View dataset metrics

The Dataset Metrics are part of the Sidebar placed on the right side of Rubrix datasets. To know more about this component, click here.

Rubrix metrics are very convenient in terms of assesing the status of the dataset, and to extract valuable information.

How to use Metrics

Metrics are composed of two submenus: Progress and Stats. These submenus might be different for Token and Text Classification tasks, as well as for the different modes (especially the Define rules mode).

Progress

This submenu is useful when users need to know how many records have been annotated, validated and/or discarded.

Annotation and Explore modes

When clicking on this menu, not only the progress is shown. The number of records is also displayed, as well as the number of labeled records or entities that are validated or discarded.

Progress menu

Define rules mode

In this mode, progress is related to the coverage of the rules. It shows the model coverage and the annotated coverage, and also the precision average and the number of correct and incorrect results.

In the total rules section, users can find the number of rules related to the different categories.

Progress menu 2

Stats

This submenu allows users to know more about the keywords of the dataset.

Explore and Define Rules mode

In both modes, the Keywords list displays a list of relevant words and the number of occurrences.

Stats menu

Annotation mode

In the annotation mode, the stats show the mentions (this is, the entities) which are present in the records.

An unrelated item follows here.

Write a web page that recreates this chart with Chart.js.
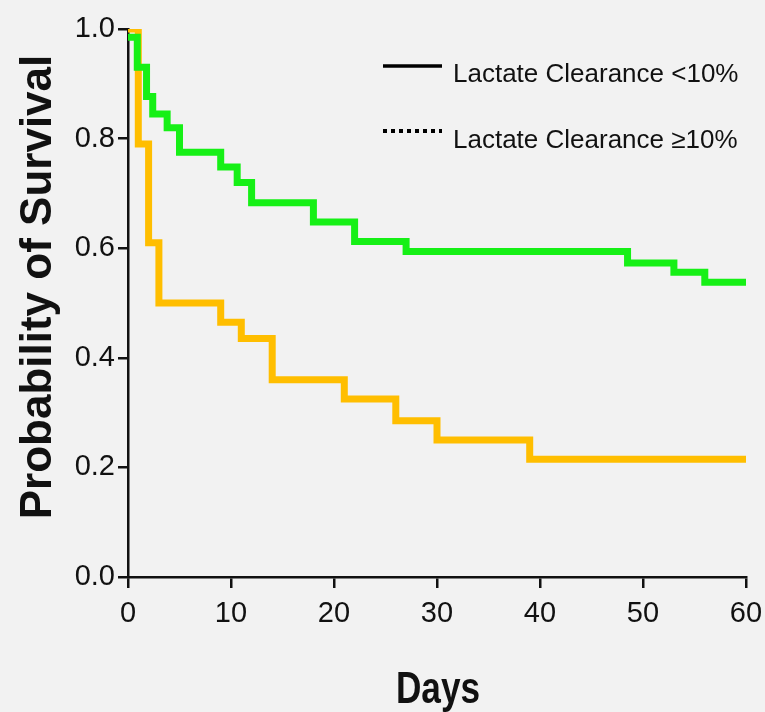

This submenu has the Predicted as (for predictions) and the Annotated as (for annotation) sections, and here users can see the number of entities predicted or annotated with a specific label. The number of occurrences is ordered from highest to lowest, and the labels are also ordered in that way.

Refresh button

Users should click this button whenever they wanted to see the page updated. If any change is made, this button displays the updated page.